▶ [WHAT IS NEEDED] Don't include pictures. Quote the lines below from the first through the line that contains "const toPoints = (values)".

▶ [PROVIDED DATA]
──────────────────────────────

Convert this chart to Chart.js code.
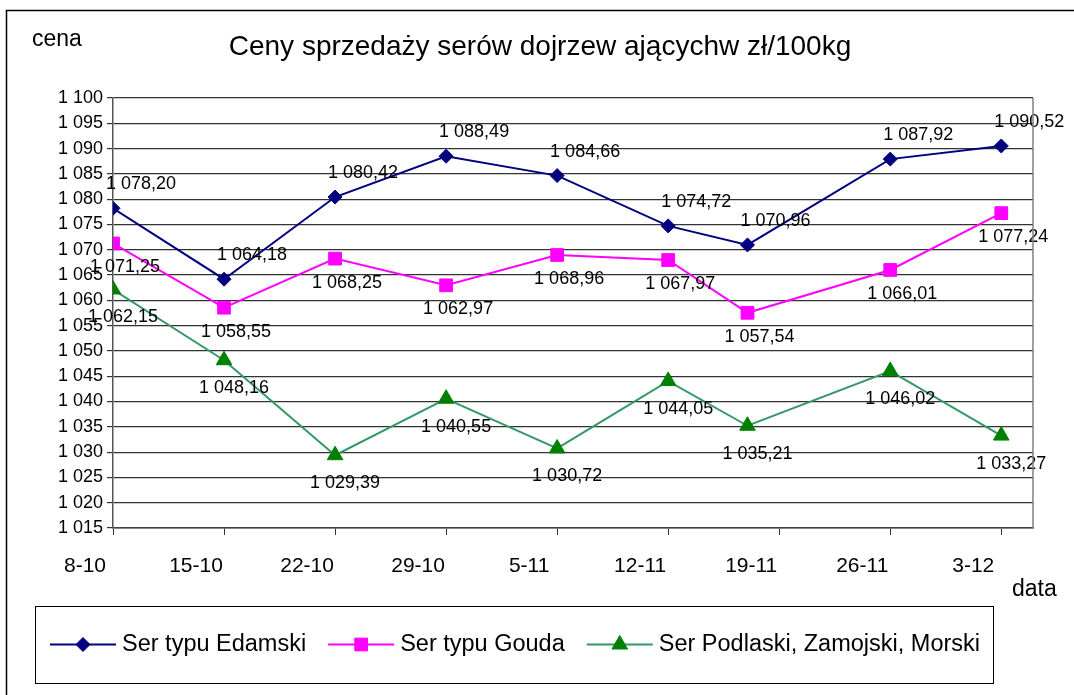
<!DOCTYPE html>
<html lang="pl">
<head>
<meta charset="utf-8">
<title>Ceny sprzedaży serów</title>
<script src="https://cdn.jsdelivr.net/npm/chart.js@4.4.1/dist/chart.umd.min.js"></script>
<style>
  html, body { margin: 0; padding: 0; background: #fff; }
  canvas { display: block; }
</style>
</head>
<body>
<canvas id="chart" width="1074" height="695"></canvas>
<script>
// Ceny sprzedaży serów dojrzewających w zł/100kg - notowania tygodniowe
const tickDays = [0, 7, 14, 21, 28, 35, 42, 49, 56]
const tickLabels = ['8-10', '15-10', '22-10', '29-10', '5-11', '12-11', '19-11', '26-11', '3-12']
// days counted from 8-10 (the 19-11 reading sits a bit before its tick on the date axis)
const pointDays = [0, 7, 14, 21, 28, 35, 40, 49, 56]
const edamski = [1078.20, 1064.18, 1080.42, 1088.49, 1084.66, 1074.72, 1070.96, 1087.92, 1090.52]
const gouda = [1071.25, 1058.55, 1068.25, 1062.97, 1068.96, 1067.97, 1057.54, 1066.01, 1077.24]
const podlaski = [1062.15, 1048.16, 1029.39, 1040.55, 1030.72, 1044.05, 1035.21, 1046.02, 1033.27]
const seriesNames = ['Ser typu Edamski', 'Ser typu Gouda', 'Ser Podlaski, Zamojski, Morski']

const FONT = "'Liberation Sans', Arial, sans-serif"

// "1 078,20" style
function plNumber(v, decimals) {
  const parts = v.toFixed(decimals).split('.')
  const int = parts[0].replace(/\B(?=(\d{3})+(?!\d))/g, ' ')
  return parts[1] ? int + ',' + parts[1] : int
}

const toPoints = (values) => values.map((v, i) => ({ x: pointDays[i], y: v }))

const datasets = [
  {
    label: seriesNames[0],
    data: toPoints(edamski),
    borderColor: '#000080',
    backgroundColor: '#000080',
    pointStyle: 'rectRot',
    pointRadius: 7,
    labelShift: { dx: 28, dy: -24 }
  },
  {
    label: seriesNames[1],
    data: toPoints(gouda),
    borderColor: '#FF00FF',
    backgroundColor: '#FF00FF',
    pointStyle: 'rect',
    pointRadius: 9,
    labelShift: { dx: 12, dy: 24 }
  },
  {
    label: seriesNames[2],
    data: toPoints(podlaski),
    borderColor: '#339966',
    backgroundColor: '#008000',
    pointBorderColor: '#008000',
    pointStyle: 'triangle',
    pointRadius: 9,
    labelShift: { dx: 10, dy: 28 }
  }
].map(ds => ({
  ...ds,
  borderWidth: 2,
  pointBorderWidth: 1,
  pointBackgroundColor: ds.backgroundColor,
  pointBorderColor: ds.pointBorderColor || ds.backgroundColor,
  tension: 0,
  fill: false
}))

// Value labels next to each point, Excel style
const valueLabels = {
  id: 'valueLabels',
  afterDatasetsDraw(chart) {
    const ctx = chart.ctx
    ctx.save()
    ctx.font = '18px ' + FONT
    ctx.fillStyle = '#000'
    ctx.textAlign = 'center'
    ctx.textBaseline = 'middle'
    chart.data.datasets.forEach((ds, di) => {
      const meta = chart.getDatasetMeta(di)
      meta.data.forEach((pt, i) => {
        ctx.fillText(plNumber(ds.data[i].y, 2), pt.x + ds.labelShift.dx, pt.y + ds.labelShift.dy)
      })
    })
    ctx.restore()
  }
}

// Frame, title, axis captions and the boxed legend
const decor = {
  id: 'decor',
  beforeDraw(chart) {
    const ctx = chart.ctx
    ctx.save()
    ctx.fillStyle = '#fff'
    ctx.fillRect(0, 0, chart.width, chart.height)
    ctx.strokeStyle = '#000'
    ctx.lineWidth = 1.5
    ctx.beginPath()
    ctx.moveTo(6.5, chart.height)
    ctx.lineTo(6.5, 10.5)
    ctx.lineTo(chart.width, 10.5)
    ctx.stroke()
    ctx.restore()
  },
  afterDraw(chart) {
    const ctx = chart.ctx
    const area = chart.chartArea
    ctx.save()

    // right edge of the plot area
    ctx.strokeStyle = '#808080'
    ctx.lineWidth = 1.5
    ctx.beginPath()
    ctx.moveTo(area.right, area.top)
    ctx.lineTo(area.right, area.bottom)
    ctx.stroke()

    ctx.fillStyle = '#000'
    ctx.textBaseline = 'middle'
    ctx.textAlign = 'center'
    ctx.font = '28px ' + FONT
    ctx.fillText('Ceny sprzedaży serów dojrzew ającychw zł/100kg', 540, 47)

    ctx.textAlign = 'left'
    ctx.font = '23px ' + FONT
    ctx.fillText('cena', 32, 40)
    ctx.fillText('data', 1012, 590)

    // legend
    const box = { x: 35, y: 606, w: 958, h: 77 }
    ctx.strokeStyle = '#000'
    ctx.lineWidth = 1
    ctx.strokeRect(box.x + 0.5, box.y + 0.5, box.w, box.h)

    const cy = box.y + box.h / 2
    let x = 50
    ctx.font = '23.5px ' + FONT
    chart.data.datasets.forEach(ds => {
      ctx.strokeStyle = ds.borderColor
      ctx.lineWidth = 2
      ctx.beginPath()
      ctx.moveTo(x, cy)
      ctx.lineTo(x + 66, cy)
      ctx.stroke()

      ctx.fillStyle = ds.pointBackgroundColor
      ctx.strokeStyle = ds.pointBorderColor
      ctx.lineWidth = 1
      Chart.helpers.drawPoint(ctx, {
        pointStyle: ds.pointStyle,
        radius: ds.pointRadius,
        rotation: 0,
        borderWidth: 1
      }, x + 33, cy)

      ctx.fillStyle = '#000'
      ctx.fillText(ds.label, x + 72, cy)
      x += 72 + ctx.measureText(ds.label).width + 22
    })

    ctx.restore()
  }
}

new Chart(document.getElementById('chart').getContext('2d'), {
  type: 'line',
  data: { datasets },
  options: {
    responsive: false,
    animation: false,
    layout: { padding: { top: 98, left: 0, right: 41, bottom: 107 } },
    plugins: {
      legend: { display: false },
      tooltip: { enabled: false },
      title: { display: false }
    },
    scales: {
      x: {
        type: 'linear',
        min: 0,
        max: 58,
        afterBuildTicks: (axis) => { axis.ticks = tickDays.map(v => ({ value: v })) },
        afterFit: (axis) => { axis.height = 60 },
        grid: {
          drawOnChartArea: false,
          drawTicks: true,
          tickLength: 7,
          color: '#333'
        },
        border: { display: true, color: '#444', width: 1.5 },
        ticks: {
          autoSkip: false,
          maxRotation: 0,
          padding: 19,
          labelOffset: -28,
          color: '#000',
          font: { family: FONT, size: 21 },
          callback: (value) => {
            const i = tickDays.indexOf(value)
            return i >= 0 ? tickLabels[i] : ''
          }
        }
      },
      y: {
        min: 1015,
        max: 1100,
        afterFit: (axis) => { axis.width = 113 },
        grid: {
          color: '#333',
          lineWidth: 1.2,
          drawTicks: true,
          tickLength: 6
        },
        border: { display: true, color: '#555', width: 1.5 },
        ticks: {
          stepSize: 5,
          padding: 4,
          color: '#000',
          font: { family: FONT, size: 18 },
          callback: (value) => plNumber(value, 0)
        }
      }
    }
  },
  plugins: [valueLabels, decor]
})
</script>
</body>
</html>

──────────────────────────────

▶ [ANSWER]
Convert this chart to Chart.js code.
<!DOCTYPE html>
<html lang="pl">
<head>
<meta charset="utf-8">
<title>Ceny sprzedaży serów</title>
<script src="https://cdn.jsdelivr.net/npm/chart.js@4.4.1/dist/chart.umd.min.js"></script>
<style>
  html, body { margin: 0; padding: 0; background: #fff; }
  canvas { display: block; }
</style>
</head>
<body>
<canvas id="chart" width="1074" height="695"></canvas>
<script>
// Ceny sprzedaży serów dojrzewających w zł/100kg - notowania tygodniowe
const tickDays = [0, 7, 14, 21, 28, 35, 42, 49, 56]
const tickLabels = ['8-10', '15-10', '22-10', '29-10', '5-11', '12-11', '19-11', '26-11', '3-12']
// days counted from 8-10 (the 19-11 reading sits a bit before its tick on the date axis)
const pointDays = [0, 7, 14, 21, 28, 35, 40, 49, 56]
const edamski = [1078.20, 1064.18, 1080.42, 1088.49, 1084.66, 1074.72, 1070.96, 1087.92, 1090.52]
const gouda = [1071.25, 1058.55, 1068.25, 1062.97, 1068.96, 1067.97, 1057.54, 1066.01, 1077.24]
const podlaski = [1062.15, 1048.16, 1029.39, 1040.55, 1030.72, 1044.05, 1035.21, 1046.02, 1033.27]
const seriesNames = ['Ser typu Edamski', 'Ser typu Gouda', 'Ser Podlaski, Zamojski, Morski']

const FONT = "'Liberation Sans', Arial, sans-serif"

// "1 078,20" style
function plNumber(v, decimals) {
  const parts = v.toFixed(decimals).split('.')
  const int = parts[0].replace(/\B(?=(\d{3})+(?!\d))/g, ' ')
  return parts[1] ? int + ',' + parts[1] : int
}

const toPoints = (values) => values.map((v, i) => ({ x: pointDays[i], y: v }))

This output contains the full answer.